Rakesh Shukla

Personal information
- Full name: Rakesh Chandra Shukla
- Born: 4 February 1948 Kanpur, United Provinces, India
- Died: 29 June 2019 (aged 71) Delhi, India
- Batting: Right-handed
- Bowling: Legbreak googly
- Relations: Anand Shukla (brother)

International information
- National side: India;
- Only Test (cap 160): 17 September 1982 v Sri Lanka

Career statistics
| Competition | Test | First-class | LA |
| Matches | 1 | 121 | 23 |
| Runs scored | – | 3,798 | 333 |
| Batting average | – | 31.91 | 23.78 |
| 100s/50s | – | 6/17 | 0/0 |
| Top score | – | 163* | 40 |
| Balls bowled | 294 | 16,846 | 697 |
| Wickets | 2 | 295 | 14 |
| Bowling average | 76.00 | 24.53 | 35.78 |
| 5 wickets in innings | 0 | 7 | 0 |
| 10 wickets in match | 0 | 1 | 0 |
| Best bowling | 2/82 | 7/83 | 3/25 |
| Catches/stumpings | 0/– | 71/– | 1/– |
- Source: Cricinfo, 20 May 2022

= Rakesh Shukla (cricketer) =

Indian cricketer (1948–2019)

Rakesh Chandra Shukla (4 February 1948 – 29 June 2019) was an Indian cricketer.

== Career ==
A modest debut and a number of exceptional innings marked Shukla's cricket career, which was interspersed with some robust all-round show that gave him a distinct identity among the top spinners of the country. He was a leg-spinner who loved the googly more than the traditional line of attack which he was quite adept at. At his best, on slightly helpful pitches, the ball would whizz past the off-stump after beginning the arc from outside leg.

Born in Kanpur, Shukla was seven years younger than his brother Anand Shukla, another leg-break bowler and handy batsman who played domestic cricket for a long time. A study of the careers of the two brothers will reveal how close their records have been. Anand's numbers are better, but that has a lot to do with the fact that he played for Uttar Pradesh and Bihar, which were in the weaker zones of the Ranji Trophy.
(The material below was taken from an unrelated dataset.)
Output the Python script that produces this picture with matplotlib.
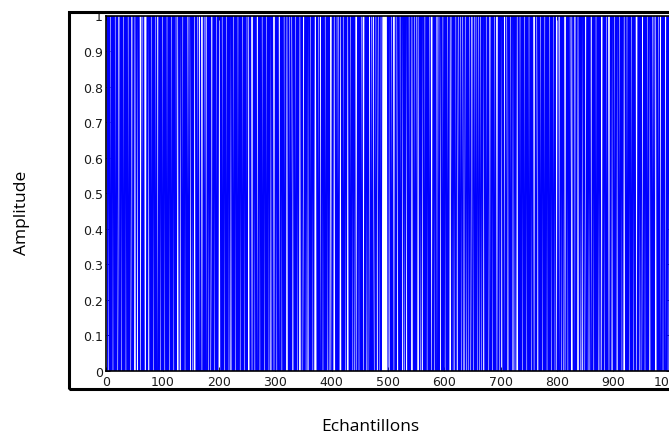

Shukla played for Hartlepool Cricket Club in the North Yorkshire and South Durham Cricket League. He took 61 wickets and scored over 1,300 runs in 1982 to help the club win the league. While still in England, he was selected in the Indian Test team to play against Sri Lanka in Madras. Shukla went wicketless in the first innings. In the second he dismissed the two highest scorers - Roy Dias (97) edged to Sunil Gavaskar at slip after misreading a googly, and Duleep Mendis (105) was bowled.

After he quit cricket Shukla became a cricket consultant, providing coaching and guidance to young players and professionals. He was a member of the Delhi Selection Committee headed by Chetan Chauhan. He was also a popular commentator on All India Radio.